Hesperomyces is a genus of fungi in the family Laboulbeniaceae. The genus contains at least fifteen species.

Most of them are ectoparasites of ladybugs (Coccinellidae), only He. biphylli is reported from Biphyllidae and He. catopii from Mycetophagidae, but their status as species within the genus needs confirmation.

The type species is the Green Beetle Hanger (Hesperomyces virescens).
H. virescens (s.l.) is a complex of species. He. harmoniae, a member of this complex, is an ectoparasite of an invasive species to Europe and the Americas, the harlequin ladybird (Harmonia axyridis). Laboratory bioassays pointed out that He. virescens (s.l.)-infected ladybirds suffered increased mortality rates.

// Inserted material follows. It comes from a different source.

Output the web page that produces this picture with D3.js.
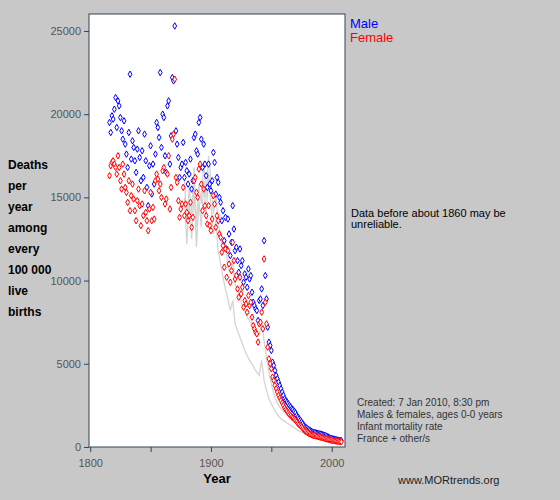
<!DOCTYPE html>
<html lang="en">
<head>
<meta charset="UTF-8" />
<script src="https://cdn.jsdelivr.net/npm/d3@7"></script>
<style>
  body { margin: 0; background: #c8c8c8; font-family: Arial, "Liberation Sans", sans-serif; }
  .tick text { fill: #555; font-size: 11px; }
  .tick line, .domain { stroke: #345; }
</style>
</head>
<body>
<svg id="chart" width="560" height="500"></svg>
<script>
  // infant mortality, deaths per 100 000 live births
  var firstYear = 1816;
  var male = [
    19500,18900,19900,19700,20300,21000,19200,20800,20500,19800,
    19000,18500,19600,18200,17600,16800,18900,22400,17300,18400,
    18000,17200,16500,17900,19000,17400,16000,17800,16200,18800,
    17200,15600,14500,16900,18100,15200,17000,15800,17600,19500,
    19200,18600,22500,18000,20000,19800,17500,16500,20500,20800,
    17000,18700,22200,22000,25300,19000,18200,17400,16200,16800,
    17000,18300,16200,17100,16600,15800,16400,17300,15500,16000,
    18600,18800,17800,17600,19500,19800,18500,16800,18200,17000,
    16300,15600,17000,15800,15400,16000,17700,17100,15200,16200,
    15900,15000,14700,13600,14200,12400,13800,11900,13700,12800,
    11500,12300,14500,13100,11800,12000,11200,10500,11900,10900,
    11200,9900,10400,10200,9600,10700,10100,10300,9300,8700,
    8500,8300,8200,7600,8800,8900,9500,8500,12400,10300,
    8900,7200,6300,6100,5800,5100,4900,4600,4300,4100,
    3900,3700,3500,3300,3100,2900,2800,2700,2600,2500,
    2400,2300,2250,2150,2050,1900,1800,1700,1600,1500,
    1400,1300,1200,1150,1100,1050,1000,950,900,880,
    870,850,820,800,790,780,760,720,700,680,
    640,600,560,530,510,490,470,450,430,420,
    400,390,380
  ];
  var female = [
    16300,16900,17100,17200,17000,16800,16400,17500,16800,16000,
    15500,17000,16400,15600,15300,14700,16000,14200,15100,15800,
    14900,14200,13600,14800,15500,14500,13300,14600,13900,15400,
    14100,13600,13000,14300,15300,13600,14400,13700,16000,16400,
    16100,15400,15800,15000,16600,16800,14600,14900,16400,17500,
    14300,15600,18500,18800,22100,16200,15900,14800,13800,14300,
    14600,15600,13900,14600,14100,13600,13900,14700,13200,13800,
    16000,16200,15300,15000,16700,17000,15800,14200,15500,14500,
    13900,13400,14500,13300,13000,13700,15100,14600,13200,13900,
    13600,12800,12600,11700,12100,10800,11900,10200,11800,11000,
    9900,10600,12300,11200,10100,10300,9500,9000,10200,9200,
    9600,8400,8800,8600,8100,9100,8500,8700,7800,7300,
    7100,6900,6800,6300,7400,7500,8100,7100,11300,8700,
    7400,6000,5300,5000,4700,4200,4000,3700,3500,3300,
    3100,2950,2800,2650,2500,2350,2250,2150,2050,1950,
    1880,1800,1750,1680,1600,1500,1420,1350,1270,1200,
    1120,1040,960,910,860,820,780,740,710,690,
    680,660,640,620,600,580,560,540,520,500,
    480,460,440,420,400,380,370,360,350,340,
    330,320,310
  ];
  // other countries, every 2 years from 1878
  var otherFirstYear = 1878;
  var otherA = [
    16200,13500,15600,14000,16800,13200,15800,14600,17200,15000,
    17500,16000,14000,15200,13400,12800,11800,12400,10800,10500,
    11200,9800,9400,9000,8500,8200,7800,7600,7400,7100,
    6800,6700,7600,6400,5400,4500,3800,3200,2800,2500,
    2300,2150,2000,1850,1750,1600,1500,1400,1250,1100,
    1000,950,880,820,760,700,650,600,560,520,
    480,450,420,400,380,360
  ];
  var otherB = [
    15000,12200,14800,12500,15500,12000,14800,13200,16000,13800,
    16500,14500,12800,13600,11800,11000,10200,9500,8900,8200,
    8800,7400,7000,6600,6200,5800,5500,5200,5000,4700,
    4500,4300,5200,4000,3400,2900,2600,2300,2050,1850,
    1700,1600,1500,1400,1300,1200,1100,1000,920,850,
    780,720,670,620,580,540,500,470,440,410,
    390,370,350,330,310,300
  ];
  var yLabel = ["Deaths", "per", "year", "among", "every", "100 000", "live", "births"];
  var notes = ["Created: 7 Jan 2010, 8:30 pm", "Males & females, ages 0-0 years",
               "Infant mortality rate", "France + other/s"];

  var svg = d3.select("#chart");
  var plotLeft = 89, plotRight = 345, plotTop = 14, plotBottom = 447;

  var x = d3.scaleLinear().domain([1799, 2011]).range([plotLeft, plotRight]);
  var y = d3.scaleLinear().domain([0, 26020]).range([plotBottom, plotTop]);

  svg.append("rect")
    .attr("x", plotLeft).attr("y", plotTop)
    .attr("width", plotRight - plotLeft).attr("height", plotBottom - plotTop)
    .attr("fill", "#fff").attr("stroke", "#345");

  var line = d3.line()
    .x(function (d) { return x(d.year); })
    .y(function (d) { return y(d.value); });

  [otherA, otherB].forEach(function (s) {
    var pts = s.map(function (v, i) { return { year: otherFirstYear + 2 * i, value: v }; });
    svg.append("path").datum(pts)
      .attr("d", line).attr("fill", "none")
      .attr("stroke", "#d4d4d4").attr("stroke-width", 1.3);
  });

  var diamond = d3.symbol().type(d3.symbolDiamond).size(12);
  [[male, "#0000ff"], [female, "#ff0000"]].forEach(function (s) {
    svg.append("g").selectAll("path")
      .data(s[0])
      .join("path")
      .attr("d", diamond)
      .attr("transform", function (d, i) {
        return "translate(" + x(firstYear + i) + "," + y(d) + ")";
      })
      .attr("fill", "#fff").attr("stroke", s[1]).attr("stroke-width", 1);
  });

  var xAxis = svg.append("g").attr("transform", "translate(0," + plotBottom + ")")
    .call(d3.axisBottom(x).tickValues([1800, 1850, 1900, 1950, 2000])
      .tickSize(5).tickFormat(function (d) { return d % 100 === 0 ? d : ""; }));
  xAxis.select(".domain").remove();
  xAxis.selectAll("text").attr("dy", "1.1em");

  var yAxis = svg.append("g").attr("transform", "translate(" + plotLeft + ",0)")
    .call(d3.axisLeft(y).tickValues([0, 5000, 10000, 15000, 20000, 25000])
      .tickSize(5).tickFormat(d3.format("d")));
  yAxis.select(".domain").remove();

  svg.append("text").attr("x", 217).attr("y", 483)
    .attr("text-anchor", "middle").attr("font-weight", "bold")
    .attr("font-size", 13).text("Year");

  svg.append("g").selectAll("text").data(yLabel).join("text")
    .attr("x", 8).attr("y", function (d, i) { return 169 + i * 21; })
    .attr("font-weight", "bold").attr("font-size", 12).text(function (d) { return d; });

  svg.append("text").attr("x", 350).attr("y", 28).attr("fill", "#0000ff")
    .attr("font-size", 13).text("Male");
  svg.append("text").attr("x", 350).attr("y", 42).attr("fill", "#ff0000")
    .attr("font-size", 13).text("Female");

  svg.append("text").attr("x", 351).attr("y", 217).attr("font-size", 11)
    .text("Data before about 1860 may be");
  svg.append("text").attr("x", 351).attr("y", 228).attr("font-size", 11)
    .text("unreliable.");

  svg.append("g").selectAll("text").data(notes).join("text")
    .attr("x", 357).attr("y", function (d, i) { return 406 + i * 12; })
    .attr("font-size", 10).attr("fill", "#333").text(function (d) { return d; });

  svg.append("text").attr("x", 398).attr("y", 484).attr("font-size", 11)
    .attr("fill", "#222").text("www.MORtrends.org");
</script>
</body>
</html>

The fungus completes its entire life cycle on the tough outer layer or integument of a living host where individual fruiting bodies or thalli are formed directly from ascospores. The thalli can form on any part of the insect, but spore germination likely only occurs once the host cuticle has hardened. The spores are believed to have a short life span. Due to the spores' sticky nature, they are not transmitted by contact with substrate or the air. Instead they are spread directly by host activities and it is suggested that transmission occurs during feeding and mating season when sexual contact occurs, therefore making H. virescens (s.l.) a sexually transmitted disease of insects.

==Species==
- Hesperomyces virescens species complex or He. virescens sensu lato (s.l.):
  - Hesperomyces chilocori-bipustulati Van Caenegem & Haelew. (2025)
  - Hesperomyces coccinellae-transversalis Van Caenegem & Haelew. (2025)
  - Hesperomyces halyziae Haelew. & De Kesel (2020)
  - Hesperomyces harmoniae Haelew. (2022)
  - Hesperomyces parexochomi Mironova & Haelew. (2021)
  - Hesperomyces virescens Thaxt. (1891) (He. virescens s.s.)
- Other species:
  - Hesperomyces auriculatus W.Rossi & M.Leonardi (2018)
  - Hesperomyces biphylli K.Sugiy. & T.Majewski (1985)
  - Hesperomyces catopii Thaxt. (1931)
  - Hesperomyces chilomenis (Thaxt.) Thaxt. (1931)
  - Hesperomyces coccinelloides (Thaxt.) Thaxt. (1931)
  - Hesperomyces coleomegillae W.Rossi & A.Weir (2014)
  - Hesperomyces hyperaspidis Thaxt. (1931)
  - Hesperomyces palustris W.Rossi & A.Weir (2014)
  - Hesperomyces papuanus T.Majewski & K.Sugiy. (1985)

He. coccinelloides may be a species complex.